Haiti has the lowest minimum wage in the hemisphere. In May of this year both chambers of the Haitian parliament voted to increase the minimum wage from the daily 70 gourdes to 200 gourdes ($5.32 Cnd). The current 70 gourdes is not even enough to cover transportation and two meals a day. Even the proposed 200 gourdes is not an actual increase but rather an adjustment, since inflation has soared drastically beyond the purchasing power of the minimum wage. However, it is a small step toward alleviating the rampant poverty endured by Haitian workers. The last minimum wage raise happened in 2003 under President Aristide, but was immediately revoked by the western-installed dictatorship after Aristide was kidnapped by the joint forces of U.S., Canada, and France.

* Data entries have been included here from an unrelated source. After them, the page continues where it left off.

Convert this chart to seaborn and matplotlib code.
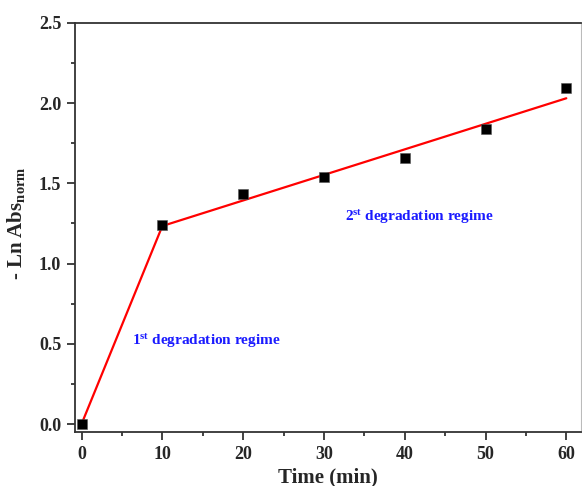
import matplotlib
matplotlib.use("Agg")
import matplotlib.pyplot as plt
import seaborn as sns
import pandas as pd
from matplotlib.ticker import MultipleLocator

time_min = [0, 10, 20, 30, 40, 50, 60]
neg_ln_abs = [0.0, 1.24, 1.433, 1.539, 1.657, 1.836, 2.093]
fit_x = [0, 10, 60]
fit_y = [0.0, 1.234, 2.03]

sns.set_style("white")
plt.rcParams['font.family'] = ['Liberation Serif', 'DejaVu Serif']
plt.rcParams['font.weight'] = 'bold'
plt.rcParams['mathtext.fontset'] = 'custom'
plt.rcParams['mathtext.rm'] = 'Liberation Serif:bold'
plt.rcParams['mathtext.bf'] = 'Liberation Serif:bold'
plt.rcParams['mathtext.it'] = 'Liberation Serif:bold'

fig = plt.figure(figsize=(5.82, 4.86), dpi=100)
ax = fig.add_axes([0.129, 0.111, 0.869, 0.842])

df_pts = pd.DataFrame({"t": time_min, "y": neg_ln_abs})
df_fit = pd.DataFrame({"t": fit_x, "y": fit_y})
sns.lineplot(data=df_fit, x="t", y="y", ax=ax, color="#ff0000", linewidth=1.6, zorder=2)
sns.scatterplot(data=df_pts, x="t", y="y", ax=ax, marker="s", s=58, color="black",
                edgecolor="#555555", linewidth=0.4, zorder=3)

ax.set_xlim(-0.8, 61.8)
ax.set_ylim(-0.05, 2.5)
ax.xaxis.set_major_locator(MultipleLocator(10))
ax.xaxis.set_minor_locator(MultipleLocator(5))
ax.yaxis.set_major_locator(MultipleLocator(0.5))
ax.yaxis.set_minor_locator(MultipleLocator(0.25))
ax.yaxis.set_major_formatter(matplotlib.ticker.FormatStrFormatter('%.1f'))

for s in ax.spines.values():
    s.set_color("#333333")
    s.set_linewidth(1.3)
ax.spines['right'].set_color("#bbbbbb")
ax.spines['right'].set_linewidth(0.8)

ax.tick_params(which='major', direction='out', length=6, width=1.3, color="#333333",
               labelsize=13, pad=4, bottom=True, left=True, top=False, right=False)
ax.tick_params(which='minor', direction='out', length=3, width=1.3, color="#333333",
               bottom=True, left=True, top=False, right=False)
for lab in ax.get_xticklabels() + ax.get_yticklabels():
    lab.set_fontweight('bold')

ax.set_xlabel("Time (min)", fontsize=15, fontweight='bold', labelpad=3)
ax.set_ylabel(r"- Ln Abs$_{\mathbf{norm}}$", fontsize=15, fontweight='bold', labelpad=6)
ax.yaxis.set_label_coords(-0.095, 0.51)

ax.text(6.3, 0.52, r"1$^{\mathbf{st}}$ degradation regime", color="#1a1aff",
        fontsize=11, fontweight='bold', ha='left', va='center')
ax.text(32.6, 1.29, r"2$^{\mathbf{st}}$ degradation regime", color="#1a1aff",
        fontsize=11, fontweight='bold', ha='left', va='center')

fig.savefig("out.png", dpi=100)
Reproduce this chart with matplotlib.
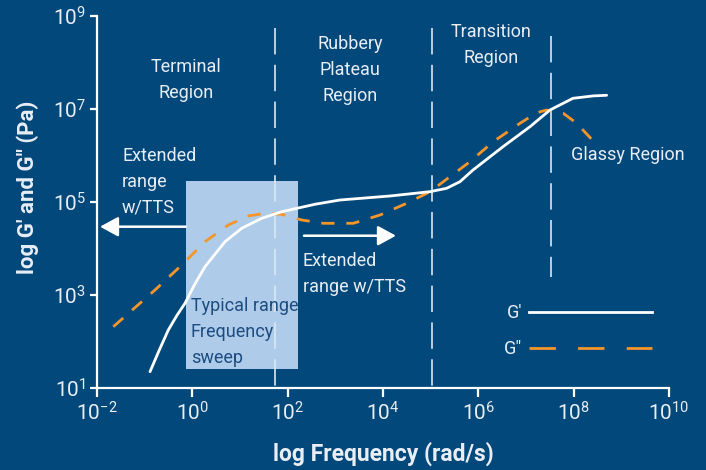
import numpy as np
import matplotlib
matplotlib.use("Agg")
import matplotlib.pyplot as plt
from matplotlib.lines import Line2D
from matplotlib.patches import Rectangle
from matplotlib.ticker import FixedLocator, FuncFormatter, NullLocator

# ---------------- data (log10 values) ----------------
gp_logf = [-0.888, -0.70, -0.504, -0.33, -0.154, 0.05, 0.266, 0.685, 1.035, 1.455,
           1.875, 2.573, 3.098, 4.146, 4.986, 5.336, 5.615, 5.888, 6.517, 7.083,
           7.503, 7.985, 8.413, 8.692]
gp_logG = [1.351, 1.80, 2.247, 2.55, 2.822, 3.23, 3.609, 4.146, 4.434, 4.649,
           4.791, 4.951, 5.043, 5.129, 5.222, 5.295, 5.437, 5.688, 6.189, 6.619,
           6.978, 7.230, 7.282, 7.295]

gpp_logf = [-1.658, -0.783, -0.223, 0.266, 0.754, 1.174, 1.524, 1.875, 2.294, 2.747,
            3.377, 3.937, 4.497, 4.986, 5.405, 5.825, 6.313, 6.874, 7.224, 7.434,
            7.782, 8.063, 8.378]
gpp_logG = [2.318, 3.108, 3.645, 4.146, 4.505, 4.699, 4.757, 4.735, 4.613, 4.542,
            4.542, 4.720, 4.972, 5.222, 5.544, 5.867, 6.297, 6.692, 6.920, 6.978,
            6.908, 6.692, 6.348]

x_ticks = [1e-2, 1e0, 1e2, 1e4, 1e6, 1e8, 1e10]
y_ticks = [1e1, 1e3, 1e5, 1e7, 1e9]
region_bounds_logf = [1.734, 5.021, 7.524]

# ---------------- style ----------------
BG = "#02487a"
FG = "#e9eef5"
ORANGE = "#f5952a"
BOX = "#aecbea"
BOXTXT = "#1d4d80"

plt.rcParams["font.family"] = ["Roboto", "DejaVu Sans"]
plt.rcParams["mathtext.fontset"] = "custom"
plt.rcParams["mathtext.rm"] = "Roboto:light"
plt.rcParams["mathtext.it"] = "Roboto:italic"
plt.rcParams["mathtext.bf"] = "Roboto:bold"
plt.rcParams["lines.scale_dashes"] = False

W, H = 706, 470
fig = plt.figure(figsize=(W / 100, H / 100), dpi=100, facecolor=BG)
x0, x1, ytop, ybot = 97, 669, 16, 388
ax = fig.add_axes([x0 / W, 1 - ybot / H, (x1 - x0) / W, (ybot - ytop) / H])
ax.set_facecolor(BG)
ax.set_xscale("log")
ax.set_yscale("log")
ax.set_xlim(1e-2, 1e10)
ax.set_ylim(1e1, 1e9)

for s in ["top", "right"]:
    ax.spines[s].set_visible(False)
for s in ["left", "bottom"]:
    ax.spines[s].set_color("white")
    ax.spines[s].set_linewidth(1.6)

def fmt(v, pos):
    e = int(round(np.log10(v)))
    return r"$\mathregular{10^{%d}}$" % e

ax.xaxis.set_major_locator(FixedLocator(x_ticks))
ax.yaxis.set_major_locator(FixedLocator(y_ticks))
ax.xaxis.set_minor_locator(NullLocator())
ax.yaxis.set_minor_locator(NullLocator())
ax.xaxis.set_major_formatter(FuncFormatter(fmt))
ax.yaxis.set_major_formatter(FuncFormatter(fmt))
ax.tick_params(axis="x", colors="white", labelcolor=FG, length=6.5, width=1.6,
               labelsize=15, pad=3)
ax.tick_params(axis="y", colors="white", labelcolor=FG, length=5, width=1.6,
               labelsize=15, pad=3)

ax.set_xlabel("log Frequency (rad/s)", color=FG, fontsize=16.5, fontweight="bold")
ax.set_ylabel("log G' and G'' (Pa)", color=FG, fontsize=16, fontweight="bold")
ax.xaxis.label.set_va("center")
ax.yaxis.label.set_va("center")
ax.xaxis.set_label_coords((383 - x0) / (x1 - x0), -(454 - ybot) / (ybot - ytop))
ax.yaxis.set_label_coords(-(97 - 28) / (x1 - x0), (ybot - 187) / (ybot - ytop))

# typical range box
ax.add_patch(Rectangle((10 ** -0.139, 10 ** 1.409), 10 ** 2.223 - 10 ** -0.139,
                       10 ** 5.458 - 10 ** 1.409, facecolor=BOX, edgecolor="none",
                       zorder=1))

# region boundary lines
vl_kw = dict(color="#dde6f0", lw=1.2, linestyle=(0, (19, 7.5)), zorder=2)
ax.plot([10 ** region_bounds_logf[0]] * 2, [10 ** 8.742, 1e1], **vl_kw)
ax.plot([10 ** region_bounds_logf[1]] * 2, [10 ** 8.742, 1e1], **vl_kw)
ax.plot([10 ** region_bounds_logf[2]] * 2, [10 ** 8.570, 10 ** 3.394], **vl_kw)

# curves
gp_f = 10 ** np.array(gp_logf)
gp_G = 10 ** np.array(gp_logG)
gpp_f = 10 ** np.array(gpp_logf)
gpp_G = 10 ** np.array(gpp_logG)
ax.plot(gpp_f, gpp_G, color=ORANGE, lw=2.0, linestyle=(0, (9.5, 8.5)), zorder=3,
        dash_capstyle="butt")
ax.plot(gp_f, gp_G, color="white", lw=2.0, zorder=4, solid_capstyle="round",
        solid_joinstyle="round")

# arrows
arr = dict(arrowstyle="-|>,head_length=0.55,head_width=0.3", color="white", lw=1.8,
           shrinkA=0, shrinkB=0, mutation_scale=20)
ax.annotate("", xy=(10 ** -1.937, 10 ** 4.469), xytext=(10 ** -0.139, 10 ** 4.469),
            arrowprops=arr, zorder=5)
ax.annotate("", xy=(10 ** 4.272, 10 ** 4.275), xytext=(10 ** 2.342, 10 ** 4.275),
            arrowprops=arr, zorder=5)

# texts
def ftext(px, py, s, **kw):
    fig.text(px / W, 1 - py / H, s, **kw)

tk = dict(color=FG, fontsize=13, fontweight="normal", linespacing=1.55)
ftext(186, 80, "Terminal\nRegion", ha="center", va="center", **tk)
ftext(350, 70, "Rubbery\nPlateau\nRegion", ha="center", va="center", **tk)
ftext(491, 45, "Transition\nRegion", ha="center", va="center", **tk)
ftext(628, 155, "Glassy Region", ha="center", va="center", **tk)
ftext(122, 182, "Extended\nrange\nw/TTS", ha="left", va="center", **tk)
ftext(303, 274, "Extended\nrange w/TTS", ha="left", va="center", **tk)
ftext(191, 332, "Typical range\nFrequency\nsweep", ha="left", va="center",
      color=BOXTXT, fontsize=13, fontweight="normal", linespacing=1.55)

# legend
h1 = Line2D([], [], color="white", lw=2.0)
h2 = Line2D([], [], color=ORANGE, lw=2.0, linestyle=(0, (19, 16)))
leg = ax.legend([h1, h2], ["G\u2032", "G\u2033"], loc="upper left",
                bbox_to_anchor=((504 - x0) / (x1 - x0), (ybot - 304) / (ybot - ytop)),
                frameon=False, markerfirst=False, handlelength=6.8,
                handletextpad=0.4, labelspacing=1.0, fontsize=13,
                borderpad=0, borderaxespad=0)
for t in leg.get_texts():
    t.set_color(FG)

fig.savefig("out.png", dpi=100, facecolor=BG)
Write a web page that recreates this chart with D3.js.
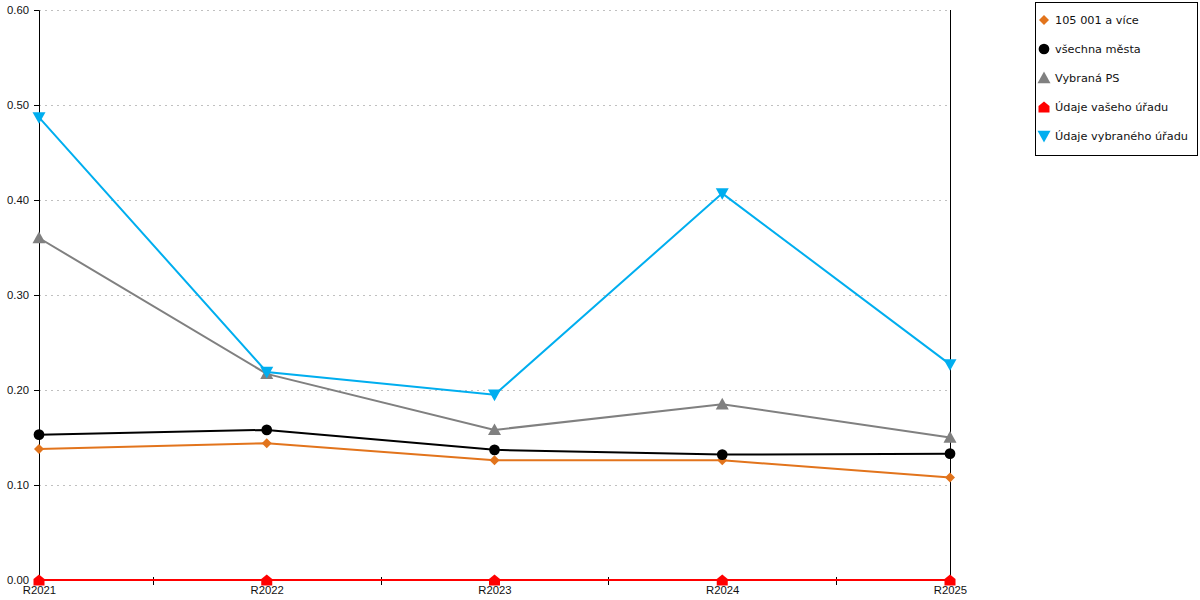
<!DOCTYPE html>
<html>
<head>
<meta charset="utf-8">
<script src="https://cdn.jsdelivr.net/npm/d3@7"></script>
<style>
  body { margin: 0; background: #fff; }
  svg { font-family: "DejaVu Sans", Verdana, sans-serif; }
  .grid line { stroke: #c0c0c0; stroke-dasharray: 2 4; }
  .axis path, .axis line { stroke: #000; }
  .axis text { font-size: 11.3px; fill: #111; }
  .legend text { font-size: 11.3px; fill: #111; }
</style>
</head>
<body>
<script>
// Data
const categories = ['R2021', 'R2022', 'R2023', 'R2024', 'R2025'];
const yTicks = [0, 0.1, 0.2, 0.3, 0.4, 0.5, 0.6];

const seriesNames = ['105 001 a více', 'všechna města', 'Vybraná PS', 'Údaje vašeho úřadu', 'Údaje vybraného úřadu'];
const orangeValues = [0.138, 0.144, 0.126, 0.126, 0.108];
const blackValues = [0.153, 0.158, 0.137, 0.132, 0.133];
const greyValues = [0.360, 0.217, 0.158, 0.185, 0.150];
const redValues = [0, 0, 0, 0, 0];
const blueValues = [0.487, 0.219, 0.195, 0.407, 0.227];

const seriesColors = ['#e2741c', '#000000', '#808080', '#ff0000', '#00aeef'];
const seriesSymbols = ['diamond', 'circle', 'triangle', 'house', 'triangleDown'];
const seriesValues = [orangeValues, blackValues, greyValues, redValues, blueValues];

// SVG canvas
const width = 1200;
const height = 600;
const plotLeft = 39;
const plotRight = 950;
const plotTop = 10;
const plotBottom = 580;

const svg = d3.select('body')
  .append('svg')
    .attr('width', width)
    .attr('height', height);

const x = d3.scalePoint()
  .domain(categories)
  .range([plotLeft, plotRight]);

const y = d3.scaleLinear()
  .domain([0, 0.6])
  .range([plotBottom, plotTop]);

// Gridlines
svg.append('g')
    .attr('class', 'grid')
  .selectAll('line')
    .data(yTicks.filter((d) => d > 0))
  .enter().append('line')
    .attr('x1', plotLeft)
    .attr('x2', plotRight)
    .attr('y1', (d) => y(d) + 0.5)
    .attr('y2', (d) => y(d) + 0.5);

// Y axis
svg.append('g')
    .attr('class', 'axis')
    .attr('transform', `translate(${plotLeft},0)`)
    .call(d3.axisLeft(y).tickValues(yTicks).tickFormat(d3.format('.2f')).tickSizeOuter(0).tickSize(5).tickPadding(5));

// Right border line
svg.append('line')
    .attr('x1', plotRight + 0.5)
    .attr('x2', plotRight + 0.5)
    .attr('y1', plotTop)
    .attr('y2', plotBottom)
    .attr('stroke', '#000');

// X axis (labels under categories, ticks between them)
const xAxis = svg.append('g')
    .attr('class', 'axis')
    .attr('transform', `translate(0,${plotBottom})`)
    .call(d3.axisBottom(x).tickSize(0).tickSizeOuter(0).tickPadding(6));
xAxis.select('.domain').attr('d', `M${plotLeft},0.5H${plotRight}`);

const mids = categories.slice(1).map((c, i) => (x(categories[i]) + x(c)) / 2);
xAxis.selectAll('.midtick')
    .data(mids)
  .enter().append('line')
    .attr('class', 'midtick')
    .attr('x1', (d) => Math.round(d) + 0.5)
    .attr('x2', (d) => Math.round(d) + 0.5)
    .attr('y1', -3)
    .attr('y2', 5);

// Marker shapes
function symbolPath(type, s) {
  switch (type) {
    case 'diamond':
      return `M0,${-s}L${s},0L0,${s}L${-s},0Z`;
    case 'circle':
      return d3.symbol(d3.symbolCircle, 90)();
    case 'triangle':
      return `M0,${-s}L${s},${s * 0.8}L${-s},${s * 0.8}Z`;
    case 'triangleDown':
      return `M0,${s}L${s},${-s * 0.8}L${-s},${-s * 0.8}Z`;
    case 'house':
      return `M0,${-s}L${s},${-s * 0.2}L${s},${s}L${-s},${s}L${-s},${-s * 0.2}Z`;
  }
}
const symbolSize = [5, 0, 6.5, 5.5, 6.5];

// Lines and markers
const line = d3.line()
  .x((d, i) => x(categories[i]))
  .y((d) => y(d));

seriesValues.forEach((vals, k) => {
  const g = svg.append('g');
  g.append('path')
      .datum(vals)
      .attr('fill', 'none')
      .attr('stroke', seriesColors[k])
      .attr('stroke-width', 2)
      .attr('d', line);
  g.selectAll('path.marker')
      .data(vals)
    .enter().append('path')
      .attr('class', 'marker')
      .attr('transform', (d, i) => `translate(${x(categories[i])},${y(d)})`)
      .attr('fill', seriesColors[k])
      .attr('d', symbolPath(seriesSymbols[k], symbolSize[k]));
});

// Legend
const legend = svg.append('g')
    .attr('class', 'legend');

legend.append('rect')
    .attr('x', 1035.5)
    .attr('y', 2.5)
    .attr('width', 162)
    .attr('height', 153)
    .attr('fill', '#fff')
    .attr('stroke', '#000');

const items = legend.selectAll('g.item')
    .data(seriesNames)
  .enter().append('g')
    .attr('class', 'item')
    .attr('transform', (d, i) => `translate(1044,${20 + i * 29})`);

items.append('path')
    .attr('fill', (d, i) => seriesColors[i])
    .attr('d', (d, i) => symbolPath(seriesSymbols[i], symbolSize[i]));

items.append('text')
    .attr('x', 11)
    .attr('y', 4)
    .text((d) => d);
</script>
</body>
</html>
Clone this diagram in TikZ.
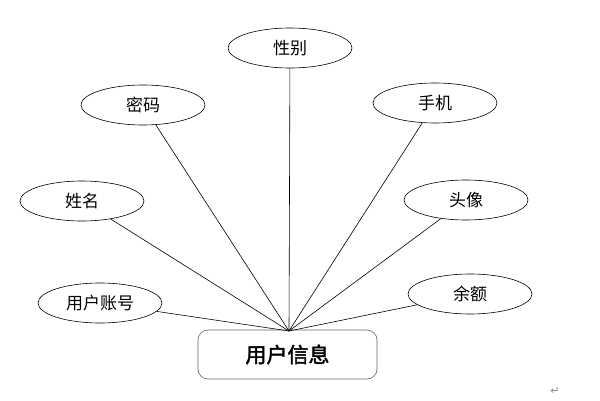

But under foreign occupation, President Preval has yielded to the demands of international institutions, foreign governments and the business sector. He has blocked the wage raise arguing it would hurt the country’s maquialdora sector (the tax-exempt plants that assemble products mostly for export and that is slated for expansion – but that produces some of the most exploitive and precarious employment in the country). Foreign factory owners, such as Canada’s Gildan Activewear, have threatened to shut down because they cannot afford to pay the higher wages (Gildan cleared 150 million in profits this year and projects a free cash flow of $600 million over the next 3 years).

A compromise of a woefully deficient raise to 125 gourdes is likely to be passed. However, the foreign investor’s export zones (where most of the lowest paid jobs exist) will be exempt! Haiti under American, Canadian and UN occupation remains on its neoliberal course despite the moderately contrary efforts of some of its legislators. And if outraged Haitian workers chose to resist with strikes or protests, the MINUSTAH “peacekeeping” forces will be on site to take up their military position and lead the unruly back to their slave-like posts.
Demonstrators rally outside the Haitian Parliament to demand a minimum wage increase to 200 gourdes ($5 dollars / day) - which would still remain the lowest wage in the western hemisphere.